**Given data:**
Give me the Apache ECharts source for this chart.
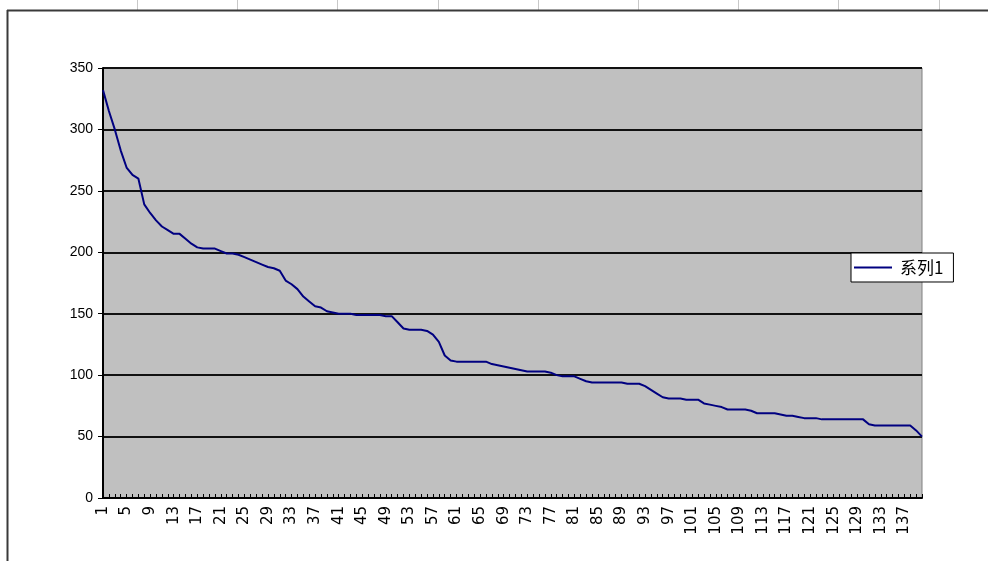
<!DOCTYPE html>
<html>
<head>
<meta charset="utf-8">
<script src="https://cdn.jsdelivr.net/npm/echarts@6/dist/echarts.min.js"></script>
<style>
html,body{margin:0;padding:0;background:#fff;}
#chart{width:988px;height:561px;}
</style>
</head>
<body>
<div id="chart"></div>
<script>
const seriesName = '系列1';
const categories = [];
for (let i = 1; i <= 140; i++) categories.push(String(i));
const values = [
 332,315,300,283,269,263,260,239,232,226,
 221,218,215,215,211,207,204,203,203,203,
 201,199,199,198,196,194,192,190,188,187,
 185,177,174,170,164,160,156,155,152,151,
 150,150,150,149,149,149,149,149,148,148,
 143,138,137,137,137,136,133,127,116,112,
 111,111,111,111,111,111,109,108,107,106,
 105,104,103,103,103,103,102,100,99,99,
 99,97,95,94,94,94,94,94,94,93,
 93,93,91,88,85,82,81,81,81,80,
 80,80,77,76,75,74,72,72,72,72,
 71,69,69,69,69,68,67,67,66,65,
 65,65,64,64,64,64,64,64,64,64,
 60,59,59,59,59,59,59,59,55,50
];
const yTicks = [0, 50, 100, 150, 200, 250, 300, 350];

const chart = echarts.init(document.getElementById('chart'), null, {renderer: 'canvas'});

const sheetLines = [];
for (let x = 137; x < 988; x += 100.2) {
  sheetLines.push({type: 'line', shape: {x1: Math.round(x) + 0.5, y1: 0, x2: Math.round(x) + 0.5, y2: 10}, style: {stroke: '#c8c8c8', lineWidth: 1}, silent: true});
}

chart.setOption({
  animation: false,
  backgroundColor: '#fff',
  graphic: [
    ...sheetLines,
    {type: 'line', shape: {x1: 7, y1: 10.5, x2: 988, y2: 10.5}, style: {stroke: '#3a3a3a', lineWidth: 2}, silent: true},
    {type: 'line', shape: {x1: 7.5, y1: 10, x2: 7.5, y2: 561}, style: {stroke: '#3a3a3a', lineWidth: 2}, silent: true}
  ],
  grid: {
    left: 103, right: 66, top: 68, bottom: 63,
    show: true, backgroundColor: '#C0C0C0', borderColor: '#808080', borderWidth: 1,
    containLabel: false
  },
  legend: {
    show: true,
    data: [{name: seriesName, icon: 'rect'}],
    left: 851, top: 253,
    orient: 'vertical',
    backgroundColor: '#fff',
    borderColor: '#000', borderWidth: 1, borderRadius: 0,
    padding: [6, 10, 6, 3],
    itemWidth: 38, itemHeight: 2,
    itemGap: 0,
    itemStyle: {color: '#000080', borderWidth: 0},
    textStyle: {fontFamily: 'Noto Sans CJK SC', fontSize: 17, color: '#000', padding: [0, 0, 0, 3]}
  },
  xAxis: {
    type: 'category',
    data: categories,
    boundaryGap: false,
    axisLine: {show: true, lineStyle: {color: '#000', width: 2}},
    axisTick: {show: true, inside: true, interval: 0, length: 4, lineStyle: {color: '#000', width: 1}},
    axisLabel: {
      interval: 3, rotate: 90, margin: 8,
      fontFamily: 'DejaVu Sans', fontSize: 15, color: '#000'
    },
    splitLine: {show: false}
  },
  yAxis: {
    type: 'value',
    min: yTicks[0], max: yTicks[yTicks.length - 1], interval: 50,
    axisLine: {show: true, lineStyle: {color: '#000', width: 2}},
    axisTick: {show: true, inside: false, length: 5, lineStyle: {color: '#000', width: 1}},
    axisLabel: {margin: 10, fontFamily: 'Liberation Sans', fontSize: 14, color: '#000'},
    splitLine: {show: true, lineStyle: {color: '#111', width: 2}}
  },
  series: [{
    name: seriesName,
    type: 'line',
    data: values,
    symbol: 'none',
    showSymbol: false,
    lineStyle: {color: '#000080', width: 2},
    itemStyle: {color: '#000080'}
  }]
});
</script>
</body>
</html>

**Exercise goal:**
From the first line of the material down to the line containing "const yTicks = [0, 50, 100, 150, 200, 250, 300, 350];", inclusive, return each line exactly, skipping any picture.

**Worked solution:**
Give me the Apache ECharts source for this chart.
<!DOCTYPE html>
<html>
<head>
<meta charset="utf-8">
<script src="https://cdn.jsdelivr.net/npm/echarts@6/dist/echarts.min.js"></script>
<style>
html,body{margin:0;padding:0;background:#fff;}
#chart{width:988px;height:561px;}
</style>
</head>
<body>
<div id="chart"></div>
<script>
const seriesName = '系列1';
const categories = [];
for (let i = 1; i <= 140; i++) categories.push(String(i));
const values = [
 332,315,300,283,269,263,260,239,232,226,
 221,218,215,215,211,207,204,203,203,203,
 201,199,199,198,196,194,192,190,188,187,
 185,177,174,170,164,160,156,155,152,151,
 150,150,150,149,149,149,149,149,148,148,
 143,138,137,137,137,136,133,127,116,112,
 111,111,111,111,111,111,109,108,107,106,
 105,104,103,103,103,103,102,100,99,99,
 99,97,95,94,94,94,94,94,94,93,
 93,93,91,88,85,82,81,81,81,80,
 80,80,77,76,75,74,72,72,72,72,
 71,69,69,69,69,68,67,67,66,65,
 65,65,64,64,64,64,64,64,64,64,
 60,59,59,59,59,59,59,59,55,50
];
const yTicks = [0, 50, 100, 150, 200, 250, 300, 350];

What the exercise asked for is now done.